Warner acknowledged that he told no one of his Swiss bank accounts, not even his accountants.
“When I signed those returns, I knew those monies were missing,” he said.
“It was not accurate. I apologize for my conduct. It’s a terrible way to meet you,” Warner told the judge. He rubbed the back of his neck nervously as he spoke, his voice breaking.
“I made a mistake,” said Warner, a college dropout who said he attended one year at Kalamazoo College. “I’m pleading guilty because I am guilty.”
Warner, 69, trim and wearing a dark suit, white shirt and thick-rimmed glasses, told the judge that he was hard of hearing, causing U.S. District Judge Charles Kocoras to speak up and use a microphone.

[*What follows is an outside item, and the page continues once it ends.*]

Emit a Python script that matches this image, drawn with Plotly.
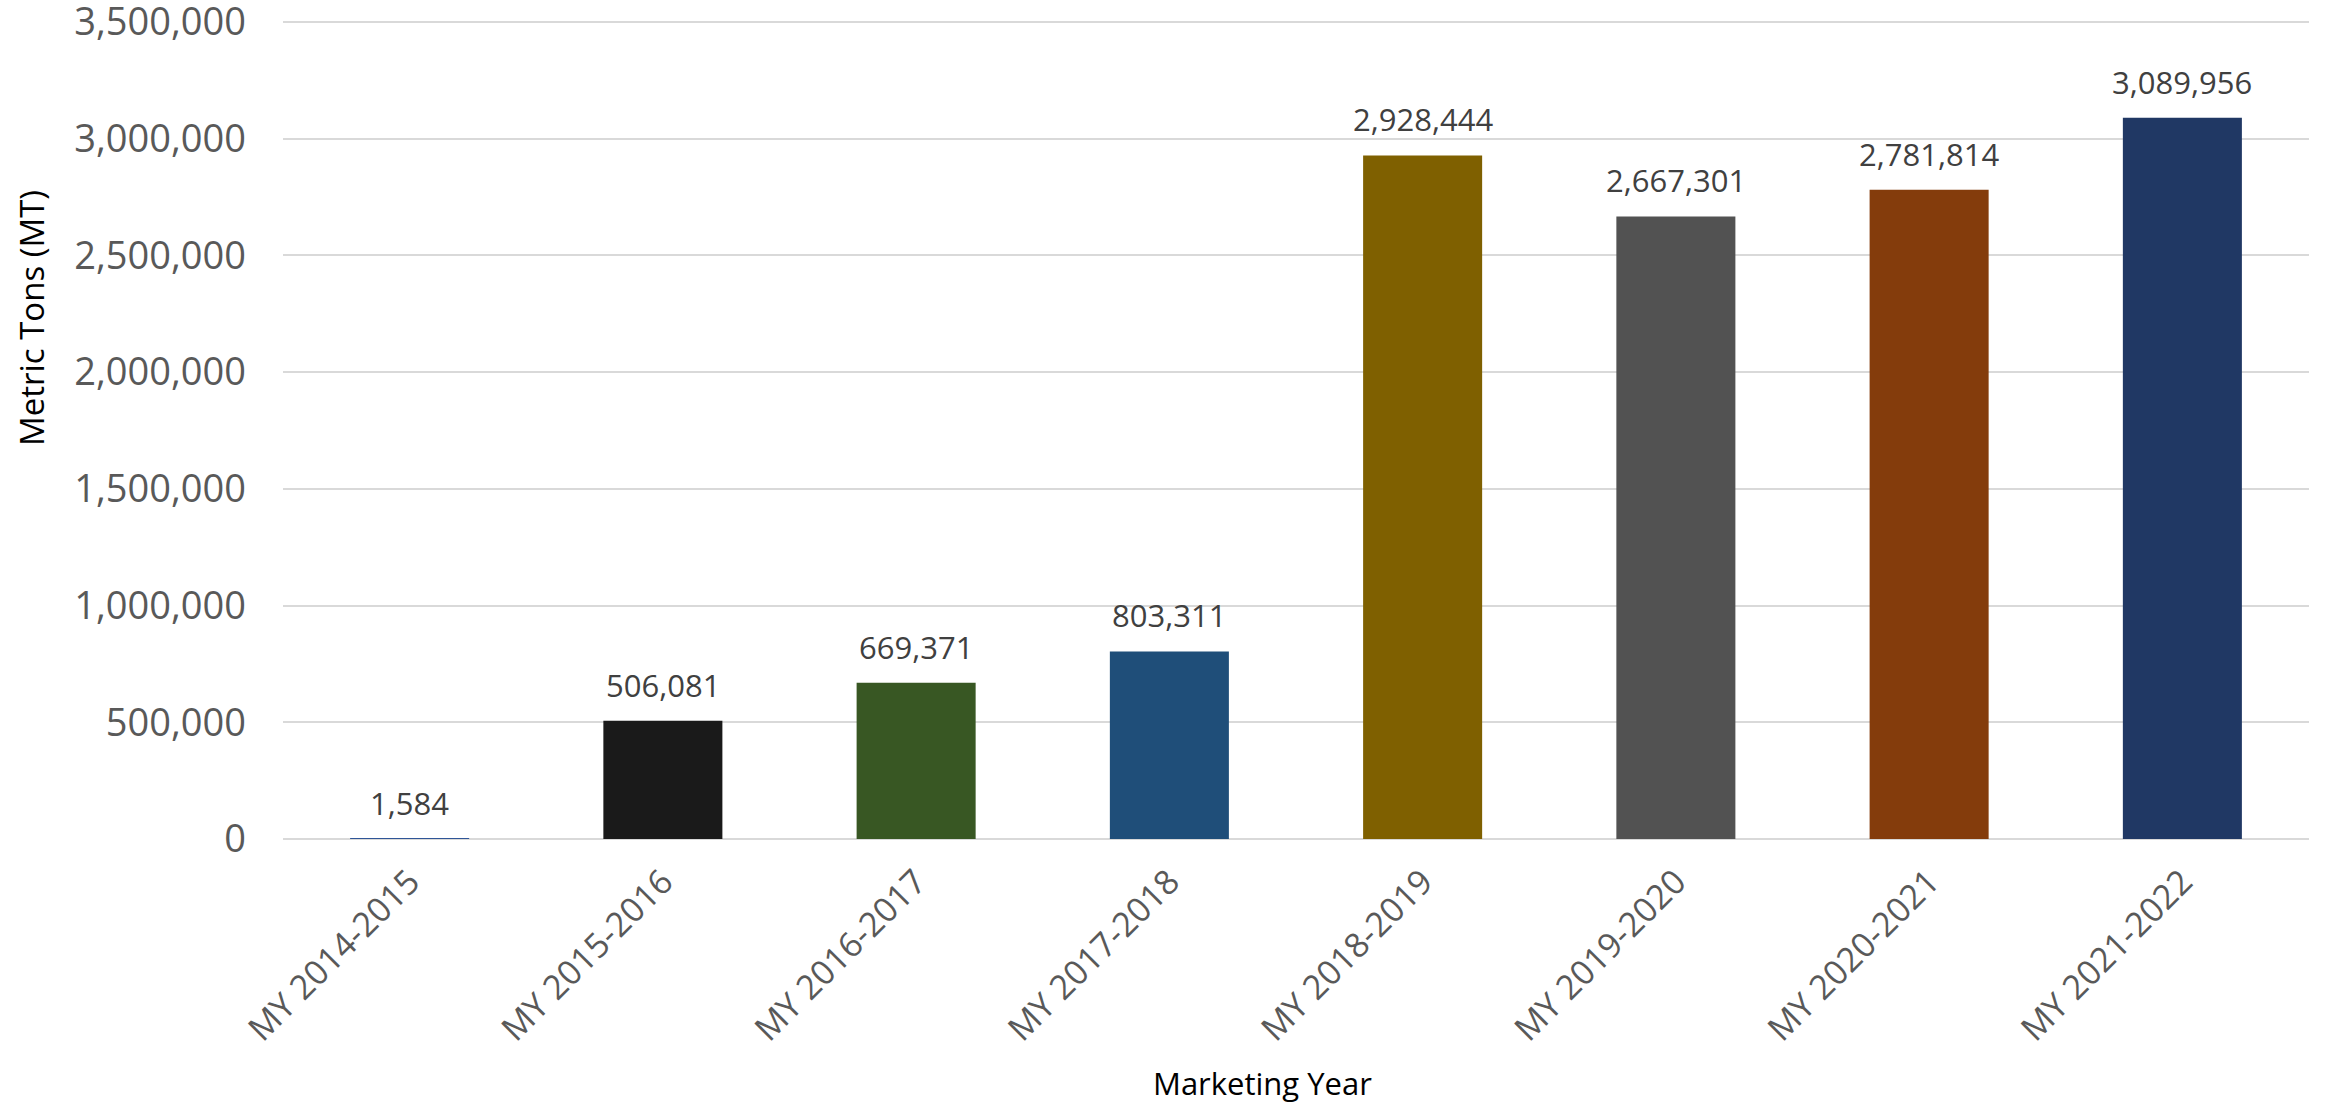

Besides possible prison time for evading about $5 million in taxes, the $53 million in civil penalties is due to Warner not disclosing his foreign accounts. Such penalties can be levied on up to 50 percent of the amount in the account. The account had as much as $107 million at one time, it was disclosed during the proceedings.
He even concealed his name from one account by registering it as “Molani Foundation,” a “sham company,” prosecutors said in court.
The judge said Warner, who lives in Oak Brook, Ill., may continue to travel internationally. His company, Ty Inc., is based in Westmont, Ill.
Sentencing guidelines range from 46 to 57 months, the plea agreement said.